Ever since last week's fiction class, my brain has been swirling with the possibilities that writers have in this world and the opportunities I have to become a better one. I've just registered for the Midwest Writers Workshop at Ball State University at the end of July and signed up to for a subscription to Poets and Writers magazine. I also plan on joining the Association of Writers and Writing Programs (AWP) as soon as the financial burdens of paying for my wisdom teeth and workshop accomodations are done. I'm not saying that these things will guarantee growth, but they'll definitely provide motivation for it. They'll also give me a wider range of choices when I'm ready to look for a new job.

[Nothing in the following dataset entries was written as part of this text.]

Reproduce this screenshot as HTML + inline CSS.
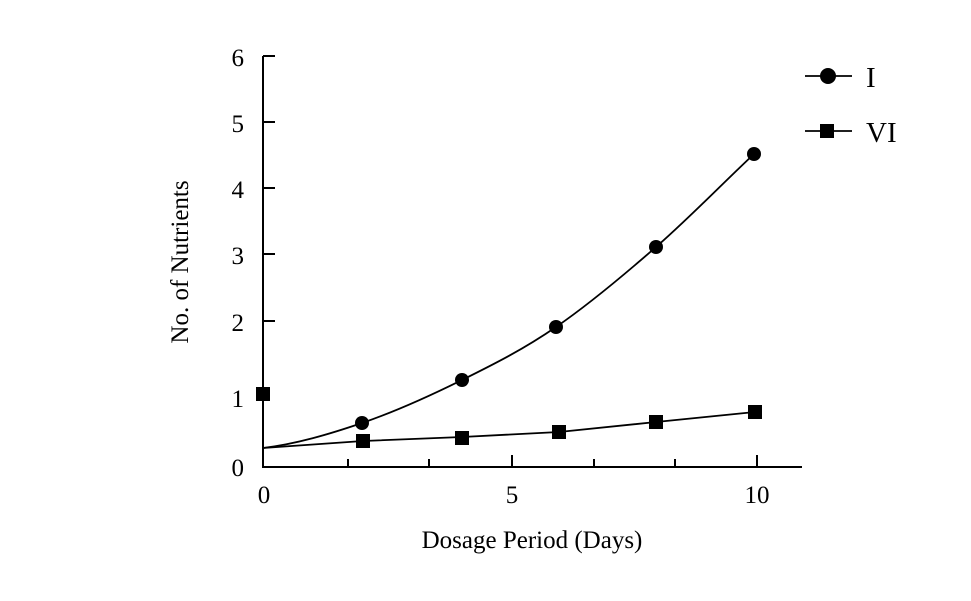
<!DOCTYPE html>
<html><head><style>body{margin:0;background:#fff}svg{display:block}</style></head><body>
<svg width="971" height="601" xmlns="http://www.w3.org/2000/svg" font-family="Liberation Serif, serif" fill="#000">
<g stroke="#000" stroke-width="2" fill="none">
<path d="M263,56V467H802"/>
<path d="M263,56H275M263,122H275M263,188H275M263,254H275M263,321H275"/>
<path d="M348,467V459M429,467V459M512,467V455M594,467V459M675,467V459M757,467V455"/>
<path d="M263,448 C296,444 329,434.3 362,423 C395,411.7 429.7,396 462,380 C494.3,364 523.7,349.2 556,327 C588.3,304.8 623,275.8 656,247 C689,218.2 721,185 754,154" stroke-width="1.8"/>
<path d="M263,448 L363,441 L462,437 L559,432 L656,422 L755,412" stroke-width="1.8"/>
<path d="M805,76H852M805,131H852" stroke-width="1.8"/>
</g>
<g>
<circle cx="362" cy="423" r="7"/><circle cx="462" cy="380" r="7"/><circle cx="556" cy="327" r="7"/><circle cx="656" cy="247" r="7"/><circle cx="754" cy="154" r="7"/>
<circle cx="828" cy="76" r="8"/>
<rect x="256" y="387" width="14" height="14"/>
<rect x="356" y="434" width="14" height="14"/><rect x="455" y="431" width="14" height="14"/><rect x="552" y="425" width="14" height="14"/><rect x="649" y="415" width="14" height="14"/><rect x="748" y="405" width="14" height="14"/>
<rect x="820" y="124" width="14" height="14"/>
</g>
<g font-size="25" text-anchor="end">
<text x="244" y="66">6</text><text x="244" y="132">5</text><text x="244" y="198">4</text><text x="244" y="264">3</text><text x="244" y="331">2</text><text x="244" y="407">1</text><text x="244" y="476">0</text>
</g>
<g font-size="25" text-anchor="middle">
<text x="264" y="503">0</text><text x="512" y="503">5</text><text x="757" y="503">10</text>
</g>
<text x="532" y="548" font-size="25" text-anchor="middle">Dosage Period (Days)</text>
<text transform="translate(188,262) rotate(-90)" font-size="25" text-anchor="middle">No. of Nutrients</text>
<text x="866" y="87" font-size="29">I</text>
<text x="866" y="142" font-size="29">VI</text>
</svg>
</body></html>
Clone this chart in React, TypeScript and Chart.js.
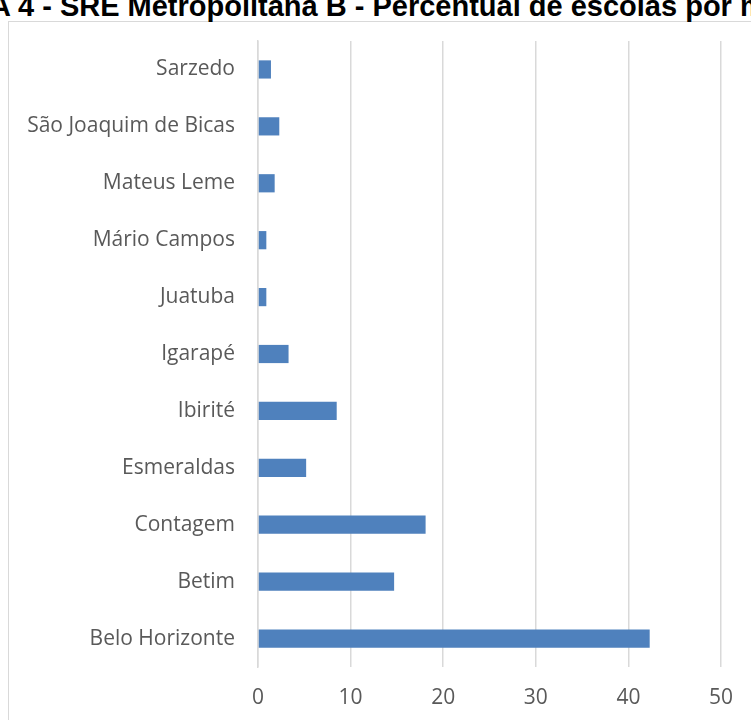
import React, { useEffect, useRef } from "react";
import { Chart, registerables } from "chart.js";

Chart.register(...registerables);

const titleHidden = "FIGURA ";
const titleVisible = "4 - SRE Metropolitana B - Percentual de escolas por município";

const municipios = [
  "Belo Horizonte",
  "Betim",
  "Contagem",
  "Esmeraldas",
  "Ibirité",
  "Igarapé",
  "Juatuba",
  "Mário Campos",
  "Mateus Leme",
  "São Joaquim de Bicas",
  "Sarzedo",
];

const percentuais = [42.3, 14.7, 18.1, 5.2, 8.5, 3.3, 0.9, 0.9, 1.8, 2.3, 1.4];

const xMin = 0;
const xMax = 50;
const xStep = 10;

const LABEL_FONT = "'Open Sans', 'Noto Sans', sans-serif";

export default function App() {
  const canvasRef = useRef<HTMLCanvasElement | null>(null);

  useEffect(() => {
    const canvas = canvasRef.current;
    if (!canvas) return;
    const chart = new Chart(canvas, {
      type: "bar",
      data: {
        labels: municipios,
        datasets: [
          {
            label: "Percentual",
            data: percentuais,
            backgroundColor: "#4f81bd",
            borderWidth: 0,
            categoryPercentage: 1,
            barPercentage: 0.32,
          },
        ],
      },
      options: {
        indexAxis: "y",
        animation: false,
        responsive: false,
        maintainAspectRatio: false,
        layout: { padding: { top: 41, right: 29, bottom: 0, left: 0 } },
        plugins: {
          legend: { display: false },
          title: { display: false },
          tooltip: { enabled: false },
        },
        scales: {
          x: {
            type: "linear",
            min: xMin,
            max: xMax,
            ticks: {
              stepSize: xStep,
              color: "#595959",
              padding: 18,
              font: { family: LABEL_FONT, size: 21 },
            },
            grid: {
              display: true,
              color: "#d9d9d9",
              lineWidth: 1.5,
              drawTicks: false,
            },
            border: { display: false },
            afterFit: (scale: any) => {
              scale.height = 53;
            },
          },
          y: {
            type: "category",
            reverse: true,
            ticks: {
              color: "#595959",
              padding: 23,
              font: { family: LABEL_FONT, size: 21 },
            },
            grid: { display: false, drawTicks: false },
            border: { display: true, color: "#d9d9d9", width: 1.5 },
            afterFit: (scale: any) => {
              scale.width = 258;
            },
          },
        },
      },
    });
    return () => chart.destroy();
  }, []);

  return (
    <div
      style={{
        position: "fixed",
        left: 0,
        top: 0,
        width: 751,
        height: 720,
        overflow: "hidden",
        background: "#ffffff",
      }}
    >
      <div
        style={{
          position: "absolute",
          left: 8,
          top: 21,
          width: 1200,
          height: 1200,
          border: "1.5px solid #d9d9d9",
          boxSizing: "border-box",
        }}
      />
      <div
        style={{
          position: "absolute",
          left: 18,
          top: -8,
          whiteSpace: "nowrap",
          fontFamily: "'Liberation Sans', Arial, sans-serif",
          fontWeight: "bold",
          fontSize: 29,
          lineHeight: "29px",
          color: "#000000",
        }}
      >
        <span style={{ position: "absolute", right: "100%", whiteSpace: "pre" }}>{titleHidden}</span>
        {titleVisible}
      </div>
      <canvas
        ref={canvasRef}
        width={751}
        height={720}
        style={{ position: "absolute", left: 0, top: 0, width: 751, height: 720 }}
      />
    </div>
  );
}
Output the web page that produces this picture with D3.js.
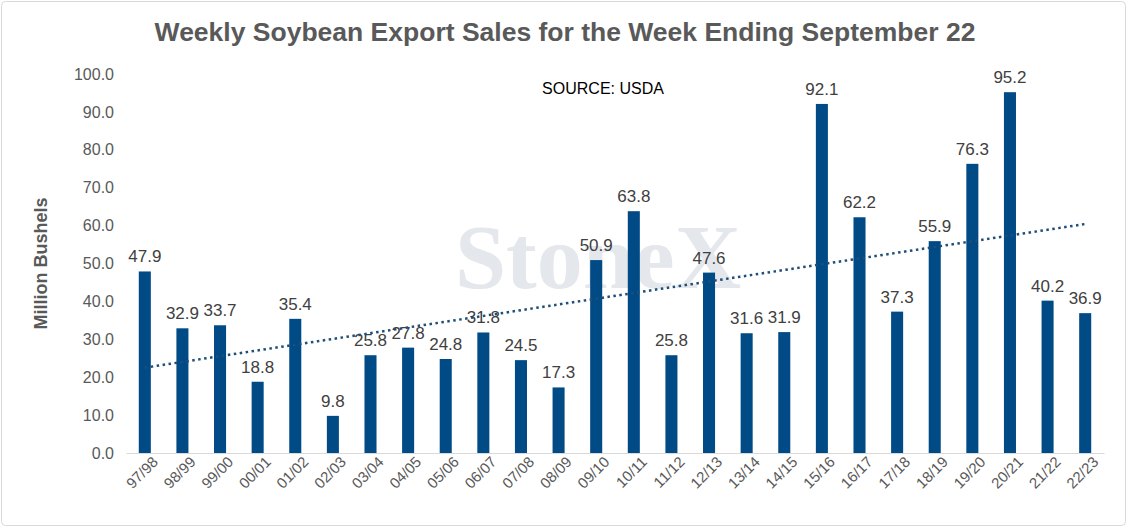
<!DOCTYPE html>
<html><head><meta charset="utf-8">
<script src="https://cdn.jsdelivr.net/npm/d3@7"></script>
<style>body{margin:0;background:#fff;font-family:"Liberation Sans",Arial,sans-serif}</style>
</head><body><div id="chart"></div>
<script>
// chart data
let years = ["97/98","98/99","99/00","00/01","01/02","02/03","03/04","04/05","05/06","06/07","07/08","08/09","09/10","10/11","11/12","12/13","13/14","14/15","15/16","16/17","17/18","18/19","19/20","20/21","21/22","22/23"];
let sales = [47.9,32.9,33.7,18.8,35.4,9.8,25.8,27.8,24.8,31.8,24.5,17.3,50.9,63.8,25.8,47.6,31.6,31.9,92.1,62.2,37.3,55.9,76.3,95.2,40.2,36.9];
let yTicks = [0,10,20,30,40,50,60,70,80,90,100];

let svgWidth = 1127, svgHeight = 527;
let margin = {top: 74, right: 23, bottom: 74, left: 126};
let width = svgWidth - margin.left - margin.right;
let height = svgHeight - margin.top - margin.bottom;

let svg = d3.select("#chart").append("svg")
  .attr("width", svgWidth).attr("height", svgHeight);

svg.append("rect").attr("x", 1.5).attr("y", 1.5)
  .attr("width", svgWidth - 3).attr("height", svgHeight - 3)
  .attr("rx", 4).attr("fill", "#fff").attr("stroke", "#d9d9d9");

svg.append("text").attr("x", 565).attr("y", 41)
  .attr("text-anchor", "middle").attr("font-size", 26.5).attr("font-weight", "bold")
  .attr("fill", "#595959").text("Weekly Soybean Export Sales for the Week Ending September 22");

let g = svg.append("g").attr("transform", `translate(${margin.left},${margin.top})`);

// watermark
g.append("text").attr("x", 472).attr("y", 214).attr("text-anchor", "middle")
  .attr("font-family", "Liberation Serif, serif").attr("font-weight", "bold")
  .attr("font-size", 92).attr("fill", "#e4e7eb").text("StoneX");

let x = d3.scaleBand().domain(years).range([0, width]).paddingInner(0.68).paddingOuter(0.34);
let y = d3.scaleLinear().domain([0, 100]).range([height, 0]);

let yAxis = g.append("g").call(d3.axisLeft(y).tickValues(yTicks).tickFormat(d3.format(".1f")).tickSize(0).tickPadding(12));
yAxis.select(".domain").remove();
yAxis.selectAll("text").attr("font-size", 16).attr("fill", "#595959").attr("font-family", "Liberation Sans, Arial");

let xAxis = g.append("g").attr("transform", `translate(0,${height})`)
  .call(d3.axisBottom(x).tickSize(0).tickPadding(8));
xAxis.select(".domain").attr("stroke", "#d9d9d9");
xAxis.selectAll("text").attr("font-size", 15).attr("fill", "#595959")
  .attr("font-family", "Liberation Sans, Arial")
  .attr("text-anchor", "end").attr("dx", "0.2em").attr("dy", "0.6em")
  .attr("transform", "rotate(-45)");

g.selectAll(".bar").data(sales).enter().append("rect")
  .attr("x", (d, i) => x(years[i])).attr("y", d => y(d))
  .attr("width", x.bandwidth()).attr("height", d => height - y(d))
  .attr("fill", "#004a86");

g.selectAll(".lbl").data(sales).enter().append("text")
  .attr("x", (d, i) => x(years[i]) + x.bandwidth() / 2).attr("y", d => y(d) - 9)
  .attr("text-anchor", "middle").attr("font-size", 17).attr("fill", "#404040")
  .text(d => d.toFixed(1));

// linear trendline
let n = sales.length, idx = d3.range(n);
let mx = d3.mean(idx), my = d3.mean(sales);
let slope = d3.sum(idx, i => (i - mx) * (sales[i] - my)) / d3.sum(idx, i => (i - mx) ** 2);
let icpt = my - slope * mx;
let cx = i => x(years[i]) + x.bandwidth() / 2;
g.append("line").attr("x1", cx(0)).attr("y1", y(icpt))
  .attr("x2", cx(n - 1)).attr("y2", y(icpt + slope * (n - 1)))
  .attr("stroke", "#1f4e79").attr("stroke-width", 2.5).attr("stroke-dasharray", "2.5,3.5");

g.append("text").attr("x", 477).attr("y", 20).attr("text-anchor", "middle")
  .attr("font-size", 16).attr("fill", "#000").text("SOURCE: USDA");

svg.append("text").attr("transform", `translate(47,${margin.top + height / 2}) rotate(-90)`)
  .attr("text-anchor", "middle").attr("font-size", 18).attr("font-weight", "bold")
  .attr("fill", "#595959").text("Million Bushels");
</script></body></html>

For as long as I can remember, I have always wanted to write. My first story in the second grade spun a complex and thought-provoking plot involving two friends and their quest to quench their thirst for...CANDY! During the height of my horror-flick obsession, I penned two scary stories, even casting my friends as the characters for one of them. My fiction "masterpiece" was written when I was a teenager - the ultimate baby's mama drama. I remember coming home and holing up in my room for hours, blasting my cassette tapes while I wrote in the notebooks I was supposed to be using for school. Passion is so easy to sustain when you're a child. You don't know what it means yet to make excuses. What you want to do, you do.
When I think about having children of my own someday, I want most for them to find their own special talent, their own passion, and run with it, whether it's writing, dance, art, stamp collecting, whatever. And I want to help them do that. What good is having higher education and a good-paying job if you can't help your kids make their dreams come true? My parents did that for me - they read my stories, attended my contests, and gave me the confidence to keep pursuing what I loved. It's the least I can do for my own.